Currently supported examples:

SELECT * FROM Parent
SELECT c0 FROM Parent
SELECT c0 FROM Parent WHERE c1 = 'bob'
SELECT c0 FROM Parent WHERE c1 != 'bob'
SELECT c0 FROM Parent WHERE c1 = 'bob' AND c0 = 'alice'
SELECT c0 FROM Parent WHERE c1 = 'bob' OR c1 = 'carol'
SELECT c0 FROM Parent ORDER BY c0 DESC
SELECT c0 FROM Parent ORDER BY c0 ASC LIMIT 1
SELECT c0 AS parent_name, 'seed' AS label, 42 AS answer FROM Parent
SELECT Parent.parent, Ancestor.child
FROM Parent, Ancestor
WHERE Parent.child = Ancestor.parent
SELECT p.parent, q.child
FROM Parent AS p, Parent AS q
WHERE p.child = q.parent
SELECT COUNT(*) FROM Parent
SELECT dept, COUNT(*), SUM(salary) FROM Emp GROUP BY dept

In the REPL or script runner, use the sql command and end the statement with ;:

sql SELECT c0 FROM Parent WHERE c1 = 'bob';

fact, rule, schema, sql, query, and explain commands may also span multiple lines in .ech scripts as long as the final line ends with the normal terminator.
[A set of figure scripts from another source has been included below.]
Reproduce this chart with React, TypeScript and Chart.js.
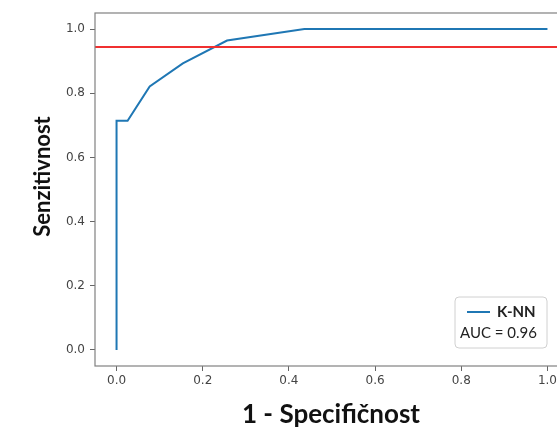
import React, { useEffect, useRef } from "react";
import { Chart, registerables } from "chart.js";

Chart.register(...registerables);

const fprValues = [0, 0, 1 / 39, 3 / 39, 6 / 39, 10 / 39, 17 / 39, 1.0];
const tprValues = [0, 20 / 28, 20 / 28, 23 / 28, 25 / 28, 27 / 28, 1.0, 1.0];
const thresholdY = 0.944;
const thresholdX = [-0.05, 1.05];
const xTicks = [0, 0.2, 0.4, 0.6, 0.8, 1.0];
const yTicks = [0, 0.2, 0.4, 0.6, 0.8, 1.0];
const legendName = "K-NN";
const legendAuc = "AUC = 0.96";
const xTitle = "1 - Specifičnost";
const yTitle = "Senzitivnost";

const BLUE = "#1f77b4";
const RED = "#f03030";
const FAMILY = "Lato, 'Open Sans', sans-serif";

const decorPlugin = {
  id: "decor",
  afterDatasetsDraw(chart: any) {
    const { ctx, chartArea } = chart;
    const { left, top, right, bottom } = chartArea;
    ctx.save();
    // frame
    ctx.strokeStyle = "#808080";
    ctx.lineWidth = 1.2;
    ctx.strokeRect(left, top, right - left, bottom - top);

    // axis titles
    ctx.fillStyle = "#111";
    ctx.textAlign = "center";
    ctx.textBaseline = "alphabetic";
    ctx.font = "bold 26px " + FAMILY;
    ctx.fillText(xTitle, 331, 423);
    ctx.save();
    ctx.font = "bold 22px " + FAMILY;
    ctx.translate(50, 176.5);
    ctx.rotate(-Math.PI / 2);
    ctx.fillText(yTitle, 0, 0);
    ctx.restore();

    // legend
    ctx.textBaseline = "middle";
    const bx = 455, by = 297, bw = 92, bh = 51, r = 4;
    ctx.beginPath();
    ctx.moveTo(bx + r, by);
    ctx.lineTo(bx + bw - r, by);
    ctx.quadraticCurveTo(bx + bw, by, bx + bw, by + r);
    ctx.lineTo(bx + bw, by + bh - r);
    ctx.quadraticCurveTo(bx + bw, by + bh, bx + bw - r, by + bh);
    ctx.lineTo(bx + r, by + bh);
    ctx.quadraticCurveTo(bx, by + bh, bx, by + bh - r);
    ctx.lineTo(bx, by + r);
    ctx.quadraticCurveTo(bx, by, bx + r, by);
    ctx.closePath();
    ctx.fillStyle = "rgba(255,255,255,0.9)";
    ctx.fill();
    ctx.strokeStyle = "#d0d0d0";
    ctx.lineWidth = 1;
    ctx.stroke();

    ctx.strokeStyle = BLUE;
    ctx.lineWidth = 2;
    ctx.beginPath();
    ctx.moveTo(467, 312);
    ctx.lineTo(490, 312);
    ctx.stroke();

    ctx.fillStyle = "#222";
    ctx.textAlign = "left";
    ctx.font = "bold 15px " + FAMILY;
    ctx.fillText(legendName, 497, 312);
    ctx.font = "15px " + FAMILY;
    ctx.fillText(legendAuc, 460, 333);
    ctx.restore();
  },
};

export default function App() {
  const ref = useRef<HTMLCanvasElement>(null);

  useEffect(() => {
    if (!ref.current) return;
    const rocData = fprValues.map((x, i) => ({ x, y: tprValues[i] }));
    const thrData = thresholdX.map((x) => ({ x, y: thresholdY }));
    const tickFont = { family: "'DejaVu Sans', sans-serif", size: 12 };
    const chart = new Chart(ref.current, {
      type: "line",
      data: {
        datasets: [
          {
            label: "threshold",
            data: thrData,
            borderColor: RED,
            borderWidth: 1.8,
            pointRadius: 0,
            tension: 0,
          },
          {
            label: legendName,
            data: rocData,
            borderColor: BLUE,
            borderWidth: 2,
            pointRadius: 0,
            tension: 0,
          },
        ],
      },
      plugins: [decorPlugin],
      options: {
        animation: false,
        responsive: false,
        devicePixelRatio: 1,
        layout: { padding: { left: 0, top: 13, right: 6, bottom: 0 } },
        plugins: {
          legend: { display: false },
          tooltip: { enabled: false },
        },
        scales: {
          x: {
            type: "linear",
            min: -0.05,
            max: 1.05,
            afterBuildTicks: (s: any) => {
              s.ticks = xTicks.map((v) => ({ value: v }));
            },
            afterFit: (s: any) => {
              s.height = 65;
            },
            ticks: {
              font: tickFont,
              color: "#444",
              padding: 3,
              maxRotation: 0,
              callback: (v: any) => Number(v).toFixed(1),
            },
            grid: {
              display: true,
              drawOnChartArea: false,
              drawTicks: true,
              tickLength: 5,
              color: "#666",
            },
            border: { display: false },
          },
          y: {
            type: "linear",
            min: -0.05,
            max: 1.05,
            afterBuildTicks: (s: any) => {
              s.ticks = yTicks.map((v) => ({ value: v }));
            },
            afterFit: (s: any) => {
              s.width = 95;
            },
            ticks: {
              font: tickFont,
              color: "#444",
              padding: 5,
              callback: (v: any) => Number(v).toFixed(1),
            },
            grid: {
              display: true,
              drawOnChartArea: false,
              drawTicks: true,
              tickLength: 5,
              color: "#666",
            },
            border: { display: false },
          },
        },
      },
    } as any);
    return () => chart.destroy();
  }, []);

  return (
    <div
      style={{
        position: "fixed",
        left: 0,
        top: 0,
        width: 557,
        height: 431,
        overflow: "hidden",
        background: "#fff",
      }}
    >
      <canvas ref={ref} width={575} height={431} style={{ width: 575, height: 431 }} />
    </div>
  );
}
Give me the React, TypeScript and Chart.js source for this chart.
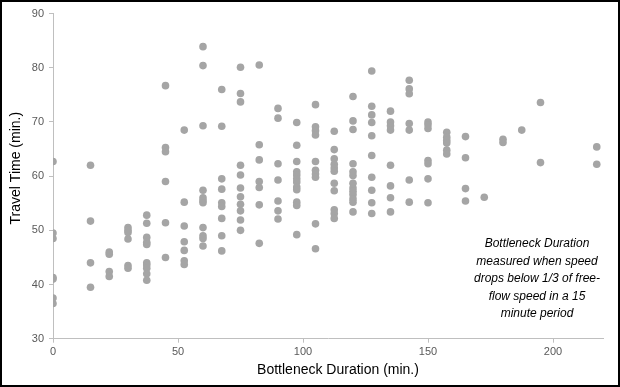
import React, { useEffect, useRef } from "react";
import { Chart, registerables } from "chart.js";

Chart.register(...registerables);

// Bottleneck duration (min.) of each column of points
const durations: number[] = [
  0, 15, 22.5, 30, 37.5, 45, 52.5, 60, 67.5, 75, 82.5, 90, 97.5, 105, 112.5,
  120, 127.5, 135, 142.5, 150, 157.5, 165, 172.5, 180, 187.5, 195, 217.5,
];

// Travel time (min.) observed for each duration above
const travelTimes: number[][] = [
  [62.7, 49.5, 48.5, 41.3, 41.0, 37.5, 36.5],
  [62.0, 51.7, 44.0, 39.5],
  [46.0, 45.6, 42.4, 41.5],
  [50.5, 50.0, 49.6, 48.4, 43.5, 43.0],
  [52.8, 51.3, 48.7, 47.8, 47.4, 44.0, 43.6, 43.0, 42.0, 40.8],
  [76.7, 65.3, 64.5, 59.0, 51.4, 45.0],
  [68.5, 55.2, 50.8, 47.9, 46.3, 44.4, 43.7],
  [83.9, 80.4, 69.3, 57.4, 56.0, 55.5, 55.1, 50.5, 49.0, 48.5, 47.1],
  [76.0, 69.2, 59.5, 57.6, 55.1, 54.4, 52.2, 49.0, 46.2],
  [80.1, 75.25, 73.7, 62.0, 60.2, 57.8, 56.2, 54.8, 53.6, 51.9, 50.0],
  [80.5, 65.8, 63.0, 59.0, 57.9, 54.7, 47.6],
  [72.5, 70.7, 62.3, 59.3, 55.4, 53.6, 52.1],
  [69.9, 65.7, 62.7, 60.8, 60.2, 59.5, 58.9, 58.0, 57.5, 55.2, 54.6, 49.2],
  [73.2, 69.1, 68.4, 67.6, 62.7, 61.1, 60.4, 59.8, 51.2, 46.6],
  [68.3, 64.9, 63.2, 62.2, 61.5, 60.9, 58.7, 57.3, 53.8, 53.1, 52.2],
  [74.7, 70.2, 68.6, 62.3, 60.8, 60.1, 58.7, 57.8, 57.2, 56.6, 55.8, 55.2, 53.4],
  [79.4, 72.9, 71.3, 69.9, 67.45, 63.8, 59.8, 57.4, 55.1, 53.1],
  [72.0, 70.0, 69.3, 68.5, 62.0, 58.2, 56.0, 53.4],
  [77.7, 76.1, 75.2, 69.7, 68.5, 59.3, 55.2],
  [70.0, 69.5, 68.8, 62.9, 62.3, 59.5, 55.1],
  [68.1, 67.2, 66.6, 66.1, 64.8, 64.1],
  [67.3, 63.4, 57.7, 55.4],
  [56.1],
  [66.8, 66.2],
  [68.5],
  [73.6, 62.5],
  [65.4, 62.2],
];

const xMin = 0;
const xMax = 220;
const xStep = 50;
const yMin = 30;
const yMax = 90;
const yStep = 10;

const xAxisTitle = "Bottleneck Duration (min.)";
const yAxisTitle = "Travel Time (min.)";
const noteLines: string[] = [
  "Bottleneck Duration",
  "measured when speed",
  "drops below 1/3 of free-",
  "flow speed in a 15",
  "minute period",
];

const FONT = '"Liberation Sans", Arial, sans-serif';

const textPlugin = {
  id: "extraTexts",
  afterDraw(chart: any) {
    const { ctx, chartArea: ca } = chart;
    ctx.save();
    ctx.fillStyle = "#000000";
    ctx.font = `14px ${FONT}`;
    ctx.textAlign = "center";
    ctx.textBaseline = "middle";
    ctx.fillText(xAxisTitle, (ca.left + ca.right) / 2 + 10, ca.bottom + 31.3);
    ctx.translate(14.5, (ca.top + ca.bottom) / 2 - 8);
    ctx.rotate(-Math.PI / 2);
    ctx.fillText(yAxisTitle, 0, 0);
    ctx.restore();

    ctx.save();
    ctx.fillStyle = "#000000";
    ctx.font = `italic 12px ${FONT}`;
    ctx.textAlign = "center";
    ctx.textBaseline = "alphabetic";
    noteLines.forEach((line, i) => {
      ctx.fillText(line, 535, 245 + i * 17.5);
    });
    ctx.restore();
  },
};

export default function App() {
  const canvasRef = useRef<HTMLCanvasElement | null>(null);

  useEffect(() => {
    if (!canvasRef.current) return;
    const points = durations.flatMap((d, i) =>
      travelTimes[i].map((t) => ({ x: d, y: t }))
    );
    const chart = new Chart(canvasRef.current, {
      type: "scatter",
      data: {
        datasets: [
          {
            data: points,
            backgroundColor: "#a5a5a5",
            borderWidth: 0,
            pointRadius: 3.8,
            pointHoverRadius: 3.8,
          },
        ],
      },
      options: {
        responsive: false,
        animation: false,
        devicePixelRatio: 1,
        layout: {
          autoPadding: false,
          padding: { top: 5.3, right: 15, left: 0, bottom: 0 },
        },
        plugins: {
          legend: { display: false },
          tooltip: { enabled: false },
        },
        scales: {
          x: {
            type: "linear",
            position: "bottom",
            min: xMin,
            max: xMax,
            ticks: {
              stepSize: xStep,
              includeBounds: false,
              color: "#595959",
              font: { size: 11, family: FONT },
              padding: 3,
            },
            grid: {
              display: true,
              drawOnChartArea: false,
              drawTicks: true,
              tickLength: 4,
              color: "#bfbfbf",
            },
            border: { display: true, color: "#bfbfbf", width: 1 },
            afterFit: (s: any) => {
              s.height = 46.3;
            },
          },
          y: {
            type: "linear",
            min: yMin,
            max: yMax,
            ticks: {
              stepSize: yStep,
              color: "#595959",
              font: { size: 11, family: FONT },
              padding: 5,
            },
            grid: {
              display: true,
              drawOnChartArea: false,
              drawTicks: true,
              tickLength: 4,
              color: "#bfbfbf",
            },
            border: { display: true, color: "#bfbfbf", width: 1 },
            afterFit: (s: any) => {
              s.width = 51;
            },
          },
        },
      },
      plugins: [textPlugin],
    });
    return () => chart.destroy();
  }, []);

  return (
    <>
      <style>{`body{margin:0;}`}</style>
      <div
        style={{
          width: 620,
          height: 387,
          boxSizing: "border-box",
          border: "2px solid #000",
          background: "#ffffff",
          overflow: "hidden",
        }}
      >
        <canvas ref={canvasRef} width={616} height={383} style={{ display: "block" }} />
      </div>
    </>
  );
}
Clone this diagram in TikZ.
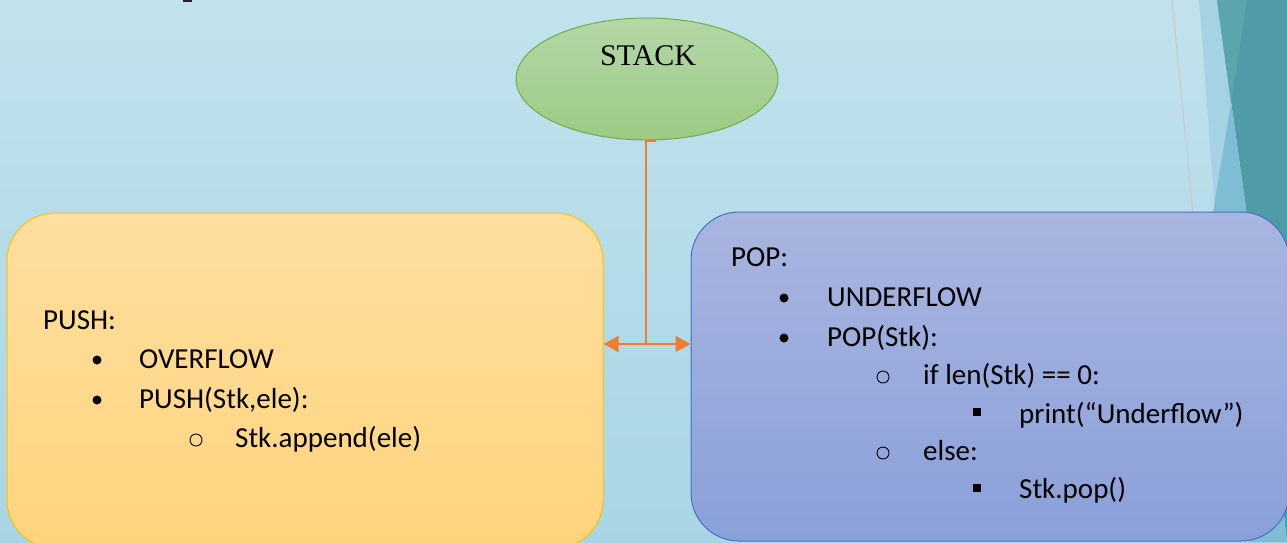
\documentclass[tikz,border=0pt]{standalone}
\usepackage{fontspec}
\setmainfont{Carlito}
\newfontfamily\stackserif{Liberation Serif}
\usetikzlibrary{shapes.geometric,arrows.meta}
\definecolor{bgtop}{RGB}{193,226,237}
\definecolor{bgbot}{RGB}{168,213,229}
\definecolor{stripA}{RGB}{166,211,227}
\definecolor{tealdark}{RGB}{79,156,168}
\definecolor{teallight}{RGB}{91,165,174}
\definecolor{midblue}{RGB}{126,189,212}
\definecolor{greyline}{RGB}{200,200,200}
\definecolor{pushtop}{RGB}{255,223,159}
\definecolor{pushbot}{RGB}{255,212,125}
\definecolor{pushedge}{RGB}{255,192,0}
\definecolor{poptop}{RGB}{169,181,224}
\definecolor{popbot}{RGB}{138,160,217}
\definecolor{popedge}{RGB}{68,114,196}
\definecolor{elltop}{RGB}{180,215,166}
\definecolor{ellbot}{RGB}{156,203,133}
\definecolor{elledge}{RGB}{112,173,71}
\definecolor{conn}{RGB}{237,125,49}
\begin{document}
\begin{tikzpicture}[x=1pt,y=-1pt,
  bodytext/.style={anchor=base west, inner sep=0pt, font=\fontsize{29}{35}\selectfont},
  dotbullet/.style={circle, fill=black, inner sep=0pt, minimum size=9pt},
  ringbullet/.style={circle, draw=black, line width=0.9pt, inner sep=0pt, minimum size=12pt},
  sqbullet/.style={rectangle, fill=black, inner sep=0pt, minimum size=8pt},
  panel/.style={rectangle, rounded corners=48pt, inner sep=0pt, line width=1pt},
  connector/.style={draw=conn, line width=2pt},
  conarrow/.style={connector, -{Triangle[length=15pt,width=16pt]}}]
\useasboundingbox (0,0) rectangle (1287,542);
\clip (0,0) rectangle (1287,542);
% background
\shade[top color=bgtop, bottom color=bgbot] (0,0) rectangle (1287,542);
% facet decoration on the right
\fill[stripA] (1199,0) -- (1217,0) -- (1263,330) -- (1287,542) -- (1240,542) -- cycle;
\fill[tealdark] (1217,0) -- (1287,0) -- (1287,542) -- (1263,330) -- cycle;
\fill[teallight] (1217,0) -- (1247,0) -- (1231,103) -- cycle;
\fill[midblue] (1231,103) -- (1263,330) -- (1287,542) -- (1250,542) -- (1213,212) -- cycle;
\draw[greyline, line width=1pt] (1172,0) -- (1193,214);
% small mark at top left
\fill[black!85] (183,0) rectangle (192,1.5);
% ellipse
\node[ellipse, draw=elledge, line width=1pt, top color=elltop, bottom color=ellbot,
      minimum width=262pt, minimum height=122pt, inner sep=0pt] (stack) at (647,79) {};
\node[anchor=base, inner sep=0pt, font=\stackserif\fontsize{30}{36}\selectfont] (stacklbl) at (648,65) {STACK};
% panels
\node[panel, draw=pushedge, top color=pushtop, bottom color=pushbot,
      minimum width=596pt, minimum height=335pt] (push) at (305,380.5) {};
\node[panel, draw=popedge, top color=poptop, bottom color=popbot,
      minimum width=598pt, minimum height=329pt] (pop) at (990,376.5) {};
% connectors
\coordinate (j) at (646,344);
\draw[connector] ([xshift=9pt]stack.south) -| (j);
\draw[conarrow] (j) -- (j -| push.east);
\draw[conarrow] (j) -- (j -| pop.west);
% PUSH text
\node[bodytext] (t1) at (43,329) {PUSH:};
\node[dotbullet] (b1) at (97,360) {};
\node[bodytext] (t2) at (139,368) {OVERFLOW};
\node[dotbullet] (b2) at (97,400) {};
\node[bodytext] (t3) at (139,408) {PUSH(Stk,ele):};
\node[ringbullet] (b3) at (196,440) {};
\node[bodytext] (t4) at (235,447) {Stk.append(ele)};
% POP text
\node[bodytext] (p1) at (731,266) {POP:};
\node[dotbullet] (c1) at (784,298) {};
\node[bodytext] (p2) at (827,306) {UNDERFLOW};
\node[dotbullet] (c2) at (784,338) {};
\node[bodytext] (p3) at (827,346) {POP(Stk):};
\node[ringbullet] (c3) at (883,377) {};
\node[bodytext] (p4) at (923,384) {if len(Stk) == 0:};
\node[sqbullet] (c4) at (977,412) {};
\node[bodytext] (p5) at (1019,423) {print(“Underflow”)};
\node[ringbullet] (c5) at (883,453) {};
\node[bodytext] (p6) at (923,460) {else:};
\node[sqbullet] (c6) at (977,488) {};
\node[bodytext] (p7) at (1019,498) {Stk.pop()};
\end{tikzpicture}
\end{document}
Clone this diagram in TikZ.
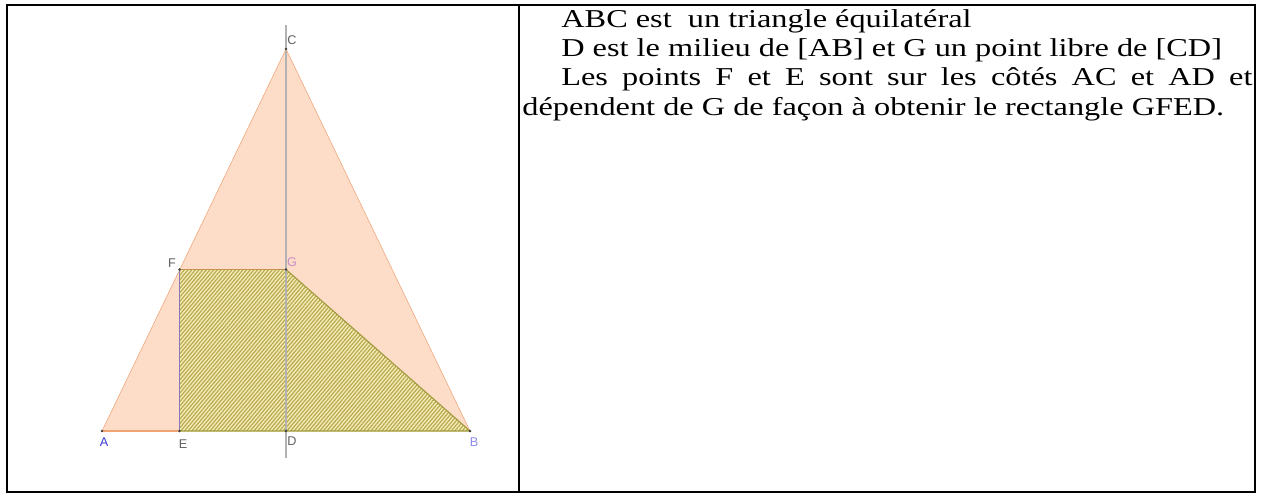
\documentclass[tikz,border=0pt]{standalone}
\usepackage{fontspec}
\setmainfont{Liberation Serif}
\setsansfont{Liberation Sans}
\usetikzlibrary{patterns.meta}

\definecolor{peach}{HTML}{FDDCC8}
\definecolor{edgeorange}{HTML}{F0A474}
\definecolor{hatchfill}{HTML}{F4EDB8}
\definecolor{hatchline}{HTML}{B8A84E}
\definecolor{olive}{HTML}{A09A3A}
\definecolor{edgebrown}{HTML}{C8904A}
\definecolor{edgeviolet}{HTML}{8878B8}
\definecolor{lblblue}{HTML}{3A3AC8}
\definecolor{lbllight}{HTML}{8C8CE0}
\definecolor{lblpink}{HTML}{C890C8}

\begin{document}
\begin{tikzpicture}[x=0.75pt,y=-0.75pt,
    lbl/.style={font=\sffamily\fontsize{9.5}{10}\selectfont,text=black!62,inner sep=0pt},
    frame/.style={line width=1.5pt}]
  \useasboundingbox (0,0) rectangle (1264,494);

  % figure points
  \coordinate (A) at (102,431);
  \coordinate (B) at (470,431);
  \coordinate (C) at (286,49);
  \coordinate (D) at (286,431);
  \coordinate (E) at (179.5,431);
  \coordinate (F) at (179.5,269.5);
  \coordinate (G) at (286,269.5);
  \coordinate (top) at (286,25);
  \coordinate (bot) at (286,458);

  \fill[peach] (A) -- (B) -- (C) -- cycle;
  \fill[hatchfill] (F) -- (G) -- (B) -- (E) -- cycle;
  \fill[pattern={Lines[angle=50,distance=2.1pt,line width=0.9pt]},pattern color=hatchline]
    (F) -- (G) -- (B) -- (E) -- cycle;

  \draw[black!30,line width=0.8pt] (top) -- (bot);
  \draw[edgeorange] (A) -- (C) -- (B);
  \draw[edgeorange,line width=0.8pt] (A) -- (E);
  \draw[olive,line width=0.8pt] (E) -- (B) -- (G);
  \draw[edgebrown,line width=0.8pt] (G) -- (F);
  \draw[edgeviolet,line width=0.8pt] (F) -- (E);
  \foreach \p in {A,B,C,D,E,F,G}
    \fill[black!75] (\p) circle (1.4);

  \node[lbl]            (lC) at (292,40)  {C};
  \node[lbl]            (lF) at (172,263) {F};
  \node[lbl,text=lblpink]  (lG) at (292,262) {G};
  \node[lbl,text=lblblue]  (lA) at (104,442) {A};
  \node[lbl]            (lE) at (183,444) {E};
  \node[lbl]            (lD) at (292,441) {D};
  \node[lbl,text=lbllight] (lB) at (474,442) {B};

  % table
  \draw[frame] (7,5) rectangle (1255,492);
  \draw[frame] (519,5) -- (519,492);

  \node[anchor=north west,inner sep=0pt,xscale=1.256,transform shape,
        text width=436pt,align=justify,font=\fontsize{19.3}{22}\selectfont]
        (texte) at (522,9)
  {\hspace*{23.3pt}ABC est\ \ un triangle équilatéral\par
   \hspace*{23.3pt}D est le milieu de [AB] et G un point libre de [CD]\par
   \hspace*{23.3pt}Les points F et E sont sur les côtés AC et AD et
   \mbox{dépendent} de G de façon à obtenir le rectangle GFED.};
\end{tikzpicture}
\end{document}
You can also register stable column names for a predicate-backed table in the frontend before running SQL, including tables that currently have no facts:

schema Parent(parent, child).
sql SELECT parent FROM Parent WHERE child = 'bob';

For multi-table queries, qualify column names with the table name:

schema Parent(parent, child).
schema Ancestor(parent, child).
sql SELECT Parent.parent, Ancestor.child FROM Parent, Ancestor WHERE Parent.child = Ancestor.parent;

For self-joins or shorter qualification, use table aliases:

schema Parent(parent, child).
sql SELECT p.parent, q.child FROM Parent AS p, Parent AS q WHERE p.child = q.parent;

Current limits:

  • default column names are positional such as c0, c1
  • stable names require explicit catalog registration or schema ... in the frontend
  • single-table queries may also use the table name as a qualifier when no alias is present
  • joins currently use comma-separated tables plus WHERE filtering
  • multi-table queries require qualified column names such as Parent.child
  • table aliases are supported via FROM Parent AS p
  • WHERE supports =, !=/<>, AND, and OR (with standard precedence)
  • ORDER BY supports output-column ordering with ASC/DESC
  • LIMIT restricts the number of output rows
  • literals include strings, integers, and NULL
  • aggregates: COUNT(*), COUNT(col), SUM, MIN, MAX, AVG, with optional GROUP BY
  • projection aliases only via AS

Runnable SQL examples:

  • examples/scripts/sql_basic.ech
  • examples/scripts/sql_join.ech
  • examples/scripts/sql_self_join.ech
  • examples/scripts/sql_order_by.ech
  • examples/scripts/sql_filter_ops.ech

Development

For non-trivial changes, run:

cargo test
cargo clippy --all-targets --all-features -- -D warnings
cargo fmt --check

Benchmarks live under benches/ and can be run with:

cargo bench

Notes

This repository is still centered on a rule-engine core. The new SQL-related modules are scaffolding for a broader query-engine direction, not a claim of feature-complete SQL support.

License

This project is licensed under BSD-3.